Charts and diagrams as code:
####################

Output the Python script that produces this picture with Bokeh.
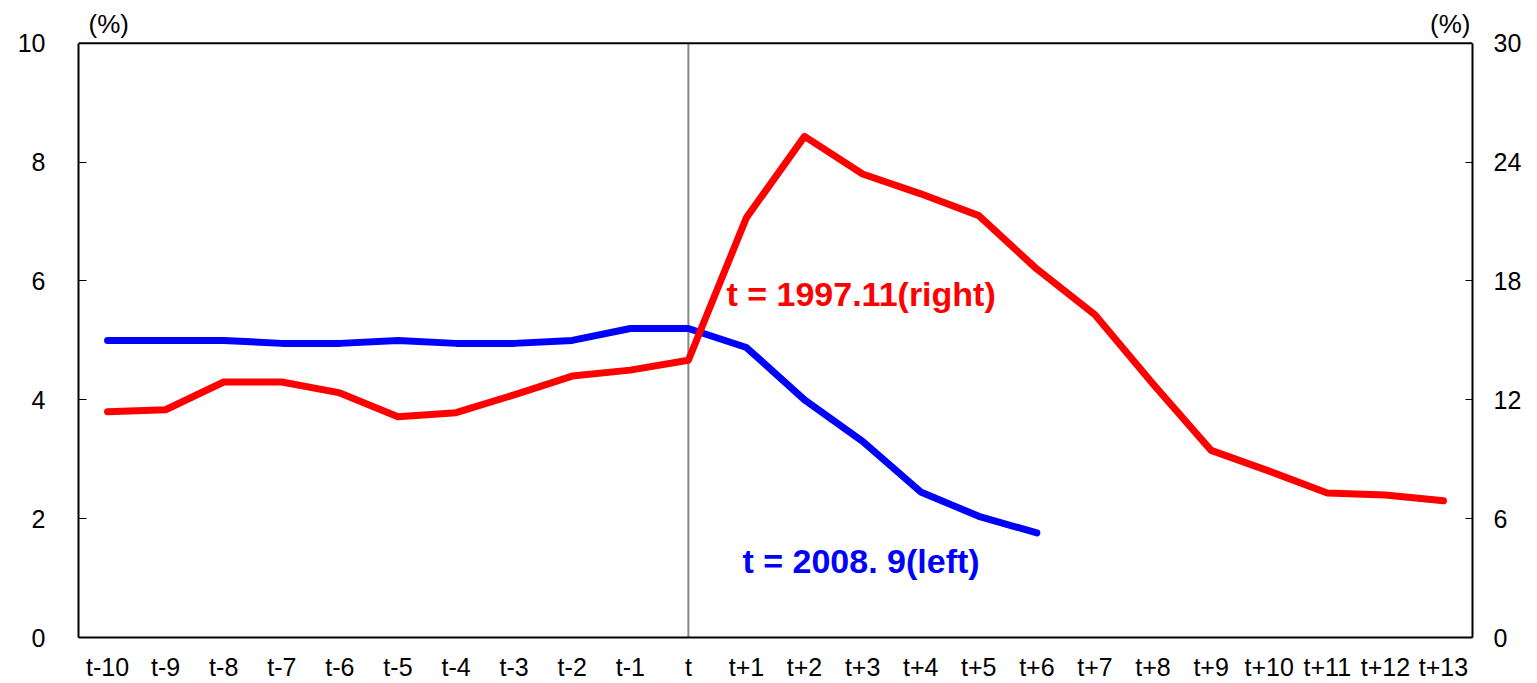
from bokeh.plotting import figure
from bokeh.models import FactorRange, Range1d, LinearAxis, FixedTicker, Span
from bokeh.core.properties import value
from bokeh.embed import file_html
from bokeh.resources import INLINE

categories = ["t-10", "t-9", "t-8", "t-7", "t-6", "t-5", "t-4", "t-3", "t-2", "t-1", "t",
              "t+1", "t+2", "t+3", "t+4", "t+5", "t+6", "t+7", "t+8", "t+9", "t+10",
              "t+11", "t+12", "t+13"]
red_1997 = [11.4, 11.5, 12.9, 12.9, 12.35, 11.15, 11.35, 12.25, 13.2, 13.5, 14.0,
            21.2, 25.3, 23.4, 22.4, 21.3, 18.6, 16.3, 12.8, 9.45, 8.4, 7.3, 7.2, 6.9]
blue_2008 = [5.0, 5.0, 5.0, 4.95, 4.95, 5.0, 4.95, 4.95, 5.0, 5.2, 5.2,
             4.88, 4.0, 3.3, 2.45, 2.04, 1.76]
left_ticks = [0, 2, 4, 6, 8, 10]
right_ticks = [0, 6, 12, 18, 24, 30]
left_max = 10
right_max = 30
red_label = "t = 1997.11(right)"
blue_label = "t = 2008. 9(left)"
unit_label = "(%)"

FONT = "Liberation Sans"

W, H = 1537, 683
FRAME_L, FRAME_R, FRAME_T, FRAME_B = 78, 1472, 4, 640
BOX_TOP = 43  # pixel row of the top of the chart box
stretch = (FRAME_B - FRAME_T) / (FRAME_B - BOX_TOP)

p = figure(x_range=FactorRange(factors=categories, range_padding=0),
           y_range=Range1d(0, left_max * stretch),
           width=W, height=H,
           output_backend="svg", toolbar_location=None,
           min_border_left=FRAME_L, min_border_right=W - FRAME_R,
           min_border_top=FRAME_T, min_border_bottom=H - FRAME_B)
p.extra_y_ranges = {"right": Range1d(0, right_max * stretch)}

p.xgrid.visible = False
p.ygrid.visible = False
p.outline_line_color = None
p.background_fill_color = "white"
p.border_fill_color = "white"

# bottom axis
xa = p.xaxis[0]
xa.major_tick_line_color = None
xa.major_tick_in = 0
xa.major_tick_out = 0
xa.minor_tick_line_color = None
xa.axis_line_color = "black"
xa.axis_line_width = 2
xa.major_label_text_font = FONT
xa.major_label_text_font_size = "25px"
xa.major_label_text_color = "black"
xa.major_label_standoff = 15

# left axis
ya = p.yaxis[0]
ya.ticker = FixedTicker(ticks=left_ticks)
ya.bounds = (0, left_max)
ya.major_tick_in = 8
ya.major_tick_out = 0
ya.minor_tick_line_color = None
ya.axis_line_color = "black"
ya.axis_line_width = 2
ya.major_label_text_font = FONT
ya.major_label_text_font_size = "25px"
ya.major_label_text_color = "black"
ya.major_label_standoff = 33

# right axis
ra = LinearAxis(y_range_name="right", ticker=FixedTicker(ticks=right_ticks))
ra.bounds = (0, right_max)
ra.major_tick_in = 7
ra.major_tick_out = 0
ra.minor_tick_line_color = None
ra.axis_line_color = "black"
ra.axis_line_width = 2
ra.major_label_text_font = FONT
ra.major_label_text_font_size = "25px"
ra.major_label_text_color = "black"
ra.major_label_standoff = 21
p.add_layout(ra, "right")

# top edge of the chart box
p.add_layout(Span(location=left_max, dimension="width", line_color="black", line_width=2))

# vertical line at t
p.segment(x0=["t"], y0=[0], x1=["t"], y1=[left_max], line_color="#888888", line_width=2)

# series
p.line(x=categories[:len(blue_2008)], y=blue_2008, line_color="#0000ff", line_width=7,
       line_cap="round", line_join="round")
p.line(x=categories, y=red_1997, y_range_name="right", line_color="#ff0000", line_width=7,
       line_cap="round", line_join="round")

# annotations
p.text(x=["t+1"], y=[5.78], text=[red_label], x_offset=-20, text_baseline="middle",
       text_align="left", text_font=value(FONT), text_font_style="bold",
       text_font_size="34px", text_color="#ff0000")
p.text(x=["t+1"], y=[1.28], text=[blue_label], x_offset=-4, text_baseline="middle",
       text_align="left", text_font=value(FONT), text_font_style="bold",
       text_font_size="34px", text_color="#0000ff")

# unit labels above the box
p.text(x=[categories[0]], y=[left_max], text=[unit_label], x_offset=-19, y_offset=-19,
       text_baseline="middle", text_align="left", text_font=value(FONT),
       text_font_size="26px", text_color="black")
p.text(x=[categories[-1]], y=[left_max], text=[unit_label], x_offset=27, y_offset=-19,
       text_baseline="middle", text_align="right", text_font=value(FONT),
       text_font_size="26px", text_color="black")

open("out.html", "w").write(file_html(p, INLINE))
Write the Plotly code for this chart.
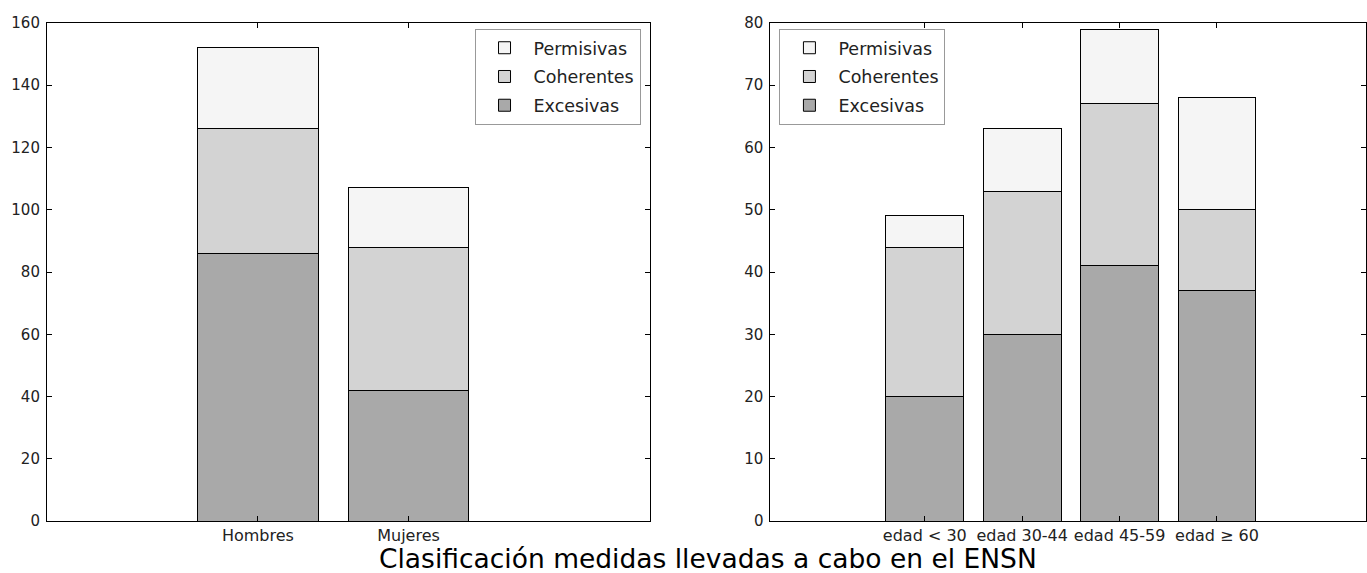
import plotly.graph_objects as go

# Left chart: sex
sex_categories = ["Hombres", "Mujeres"]
sex_excesivas = [86, 42]
sex_coherentes = [40, 46]
sex_permisivas = [26, 19]

# Right chart: age groups
age_categories = ["edad < 30", "edad 30-44", "edad 45-59", "edad ≥ 60"]
age_excesivas = [20, 30, 41, 37]
age_coherentes = [24, 23, 26, 13]
age_permisivas = [5, 10, 12, 18]

series_names = ["Excesivas", "Coherentes", "Permisivas"]
colors = ["#a9a9a9", "#d3d3d3", "#f5f5f5"]
legend_ranks = [3, 2, 1]

title_text = "Clasificación medidas llevadas a cabo en el ENSN"

FONT = "DejaVu Sans"

fig = go.Figure()

sex_series = [sex_excesivas, sex_coherentes, sex_permisivas]
age_series = [age_excesivas, age_coherentes, age_permisivas]

sex_x = list(range(len(sex_categories)))
age_x = list(range(len(age_categories)))

for name, vals, col, rank in zip(series_names, sex_series, colors, legend_ranks):
    fig.add_trace(go.Bar(
        x=sex_x, y=vals, name=name, width=0.8,
        marker=dict(color=col, line=dict(color="black", width=1)),
        xaxis="x", yaxis="y", legend="legend", legendgroup="L" + name,
        legendrank=rank,
    ))

for name, vals, col, rank in zip(series_names, age_series, colors, legend_ranks):
    fig.add_trace(go.Bar(
        x=age_x, y=vals, name=name, width=0.8,
        marker=dict(color=col, line=dict(color="black", width=1)),
        xaxis="x2", yaxis="y2", legend="legend2", legendgroup="R" + name,
        legendrank=rank,
    ))

W, H = 1367, 590


def py(page_px):
    return 1 - page_px / H


ytop = py(14.3)
ybot = py(528.3)

axis_common = dict(
    showline=True, linecolor="black", linewidth=1, mirror="allticks",
    ticks="inside", ticklen=5, tickcolor="black", showgrid=False, zeroline=False,
)
xtick_font = dict(family=FONT, size=16, color="#222")
ytick_font = dict(family=FONT, size=15, color="#222")

legend_common = dict(
    y=py(20.5), yanchor="top", traceorder="grouped",
    bordercolor="#999", borderwidth=1, bgcolor="white",
    font=dict(family=FONT, size=17.5, color="#222"),
    tracegroupgap=3, itemwidth=48,
)

fig.update_layout(
    width=W, height=H,
    margin=dict(l=0, r=0, t=0, b=0),
    paper_bgcolor="white", plot_bgcolor="white",
    barmode="stack",
    font=dict(family=FONT, size=16, color="#222"),
    xaxis=dict(domain=[47 / W, 650 / W], range=[-1.4, 2.6], tickfont=xtick_font,
               tickvals=sex_x, ticktext=sex_categories, anchor="y", **axis_common),
    yaxis=dict(domain=[ybot, ytop], range=[0, 160], dtick=20, anchor="x",
               tickfont=ytick_font, ticklabelstandoff=3, **axis_common),
    xaxis2=dict(domain=[771 / W, 1.0], range=[-1.585, 4.53], tickfont=xtick_font,
                tickvals=age_x, ticktext=age_categories, anchor="y2", **axis_common),
    yaxis2=dict(domain=[ybot, ytop], range=[0, 80], dtick=10, anchor="x2",
                tickfont=ytick_font, ticklabelstandoff=3, **axis_common),
    legend=dict(x=641 / W, xanchor="right", **legend_common),
    legend2=dict(x=780 / W, xanchor="left", **legend_common),
    annotations=[dict(text=title_text, x=708.5 / W, y=py(566.8), xref="paper", yref="paper",
                      xanchor="center", yanchor="middle", showarrow=False, borderpad=0,
                      font=dict(family=FONT, size=26.5, color="black"))],
)

post = (
    "document.documentElement.style.margin='0';"
    "document.documentElement.style.overflow='hidden';"
    "document.body.style.margin='0';"
    "document.body.style.overflow='hidden';"
    "var d=document.getElementsByClassName('plotly-graph-div')[0];"
    "d.style.position='fixed';d.style.top='0';d.style.left='0';"
)

fig.write_html("out.html", config={"displayModeBar": False}, post_script=post)
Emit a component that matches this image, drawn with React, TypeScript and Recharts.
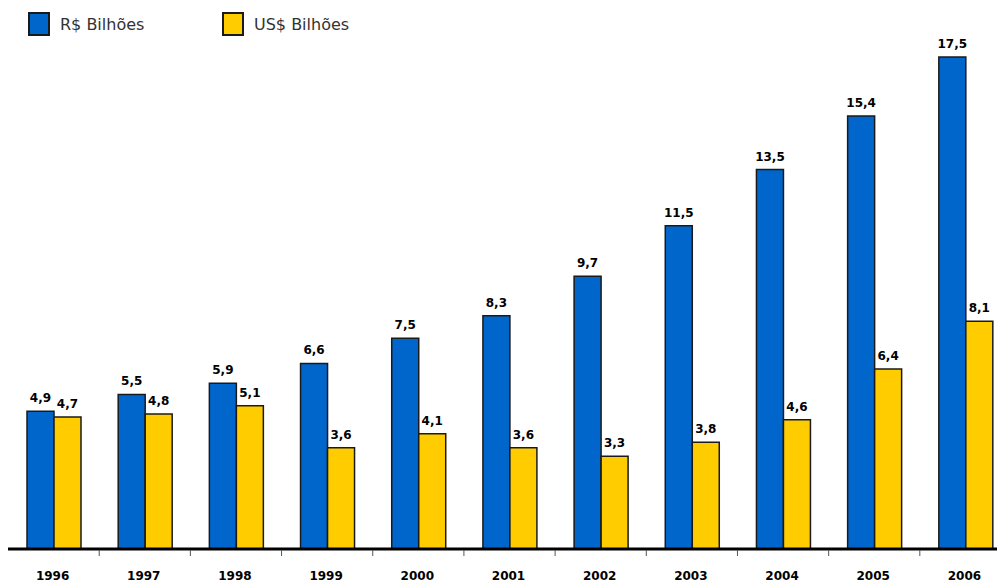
import { BarChart, Bar, XAxis, YAxis, LabelList } from "recharts";

const years = ["1996", "1997", "1998", "1999", "2000", "2001", "2002", "2003", "2004", "2005", "2006"];
const reais = [4.9, 5.5, 5.9, 6.6, 7.5, 8.3, 9.7, 11.5, 13.5, 15.4, 17.5];
const dolares = [4.7, 4.8, 5.1, 3.6, 4.1, 3.6, 3.3, 3.8, 4.6, 6.4, 8.1];

const BLUE = "#0066CC";
const YELLOW = "#FFCC00";
const FONT = "'DejaVu Sans', Verdana, sans-serif";

const data = years.map((ano, i) => ({ ano, reais: reais[i], dolares: dolares[i] }));

const fmt = (v: unknown) => Number(v).toFixed(1).replace(".", ",");

const BAND = 91.2;

function YearTick(props: any) {
  const { x, y, payload } = props;
  return (
    <g>
      <line x1={x + BAND / 2} x2={x + BAND / 2} y1={y + 1} y2={y + 7} stroke="#555" strokeWidth={1} />
      <text x={x - 1} y={y + 31} textAnchor="middle" fontFamily={FONT} fontWeight="bold" fontSize={12} fill="#000">
        {payload.value}
      </text>
    </g>
  );
}

function LegendItem({ color, text, left }: { color: string; text: string; left: number }) {
  return (
    <div style={{ position: "absolute", left, top: 12, display: "flex", alignItems: "center" }}>
      <div style={{ width: 18, height: 20, background: color, border: "2px solid #1a1a1a" }} />
      <span style={{ marginLeft: 10, fontFamily: FONT, fontSize: 16, color: "#333" }}>{text}</span>
    </div>
  );
}

const labelStyle = { fontFamily: FONT, fontWeight: "bold", fontSize: 12, fill: "#000" };

export default function App() {
  return (
    <div style={{ position: "fixed", left: 0, top: 0, width: 997, height: 585, overflow: "hidden", background: "#fff" }}>
      <LegendItem color={BLUE} text="R$ Bilhões" left={28} />
      <LegendItem color={YELLOW} text="US$ Bilhões" left={222} />
      <BarChart
        width={1011}
        height={585}
        data={data}
        margin={{ top: 43, right: 0, bottom: 0, left: 8 }}
        barCategoryGap={19}
        barGap={0}
      >
        <XAxis
          dataKey="ano"
          height={36}
          axisLine={{ stroke: "#000", strokeWidth: 3 }}
          tickLine={false}
          tickSize={0}
          tickMargin={0}
          tick={<YearTick />}
          interval={0}
        />
        <YAxis hide domain={[0, 18]} />
        <Bar dataKey="reais" fill={BLUE} stroke="#1a1a1a" strokeWidth={1.5} isAnimationActive={false}>
          <LabelList dataKey="reais" position="top" offset={9} formatter={fmt} style={labelStyle} />
        </Bar>
        <Bar dataKey="dolares" fill={YELLOW} stroke="#1a1a1a" strokeWidth={1.5} isAnimationActive={false}>
          <LabelList dataKey="dolares" position="top" offset={9} formatter={fmt} style={labelStyle} />
        </Bar>
      </BarChart>
    </div>
  );
}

####################

Objective:
From the line containing "Write the Plotly code for this chart." through the line containing "age_x = list(range(len(age_categories)))", copy every line above exactly, without pictures.

Answer for this exercise:
Write the Plotly code for this chart.
import plotly.graph_objects as go

# Left chart: sex
sex_categories = ["Hombres", "Mujeres"]
sex_excesivas = [86, 42]
sex_coherentes = [40, 46]
sex_permisivas = [26, 19]

# Right chart: age groups
age_categories = ["edad < 30", "edad 30-44", "edad 45-59", "edad ≥ 60"]
age_excesivas = [20, 30, 41, 37]
age_coherentes = [24, 23, 26, 13]
age_permisivas = [5, 10, 12, 18]

series_names = ["Excesivas", "Coherentes", "Permisivas"]
colors = ["#a9a9a9", "#d3d3d3", "#f5f5f5"]
legend_ranks = [3, 2, 1]

title_text = "Clasificación medidas llevadas a cabo en el ENSN"

FONT = "DejaVu Sans"

fig = go.Figure()

sex_series = [sex_excesivas, sex_coherentes, sex_permisivas]
age_series = [age_excesivas, age_coherentes, age_permisivas]

sex_x = list(range(len(sex_categories)))
age_x = list(range(len(age_categories)))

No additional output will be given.